Dynamic remarketing multiplies returns Remarketing campaigns convert at up to ten times the rate of prospecting Display campaigns.
Negative keywords prevent waste Excluding brand terms from Performance Max stops it cannibalising your lower-cost branded Shopping traffic.
Structure matches account size Small accounts should consolidate data into fewer campaigns; scaling accounts can segment by product tier or margin.

What I have learned from running ecommerce Google Ads accounts

By Biplab

The conversation I have most often with ecommerce owners is about Performance Max. They have heard it is the future of Google Ads, and they want to launch it immediately. My honest view is that Performance Max is genuinely powerful, but it is also the easiest campaign type to waste money on if you deploy it too early or without proper asset groups and audience signals.

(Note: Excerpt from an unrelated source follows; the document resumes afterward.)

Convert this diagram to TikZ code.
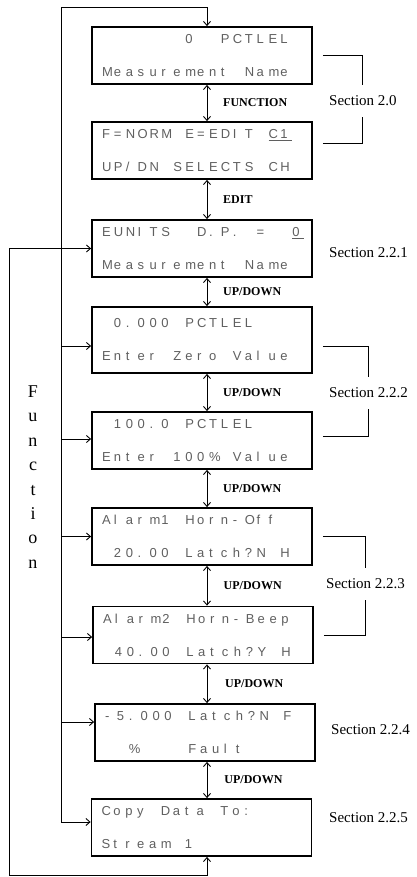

The accounts I have seen perform best are the ones that treat Shopping as the backbone and everything else as a layer on top. Shopping gives you clean, interpretable data. You can see exactly which products are profitable, which queries are converting, and where your feed needs work. That clarity is what makes every subsequent campaign decision smarter.

The other thing I would push back on is the instinct to separate everything into micro-campaigns. More campaigns do not mean more control. In a low-volume account, they mean fragmented data and a machine learning model that never gets enough signal to do its job. Consolidation is often the most impactful change you can make to an underperforming account.

Test one structural change at a time, give it four weeks of data, and measure against a consistent conversion goal. Google Ads rewards patience and discipline far more than constant tinkering.

— Biplab

How Oxedent helps ecommerce brands get more from Google Ads

Oxedent is a specialist ecommerce PPC agency that manages Google Ads, Google Shopping, and Performance Max campaigns exclusively for online retail brands. The focus is on profitability and return on ad spend, not vanity metrics. If your campaigns are underperforming or you are unsure how to structure your campaign portfolio for your current stage of growth, Oxedent offers audits and strategic management without long-term contracts.

Explore Oxedent’s ecommerce PPC management services to see how a data-led approach to campaign architecture, feed optimisation, and waste reduction can translate into measurable revenue growth for your store.

FAQ

What are the main Google Ads campaign types for ecommerce?

The four main campaign types for ecommerce are Performance Max, Shopping, Search, and Display. Each serves a different stage of the customer journey, from awareness through to purchase and repeat buying.

Which campaign type converts best for online stores?

Shopping campaigns convert at 1.91% and capture over 65% of product-related clicks, making them the strongest performer for direct product sales. Dynamic remarketing Display campaigns convert at up to ten times the rate of prospecting campaigns for returning visitors.

When should I start using Performance Max?

Launch Performance Max after your account is generating at least 15 to 30 conversions per month through Shopping or Search campaigns. Below that threshold, the machine learning model lacks sufficient data to optimise bids effectively.

How do I stop Performance Max and Shopping from competing?

Use a strict negative keyword strategy that excludes your brand terms from Performance Max campaigns. This routes branded queries to your dedicated Shopping or Search campaigns, where they typically convert at a lower cost per click.

Do small ecommerce stores need all four campaign types?

No. Stores generating fewer than 50 conversions per month should start with Shopping and a branded Search campaign. Add dynamic remarketing and Performance Max as conversion volume grows and the account can support multiple campaigns with sufficient data.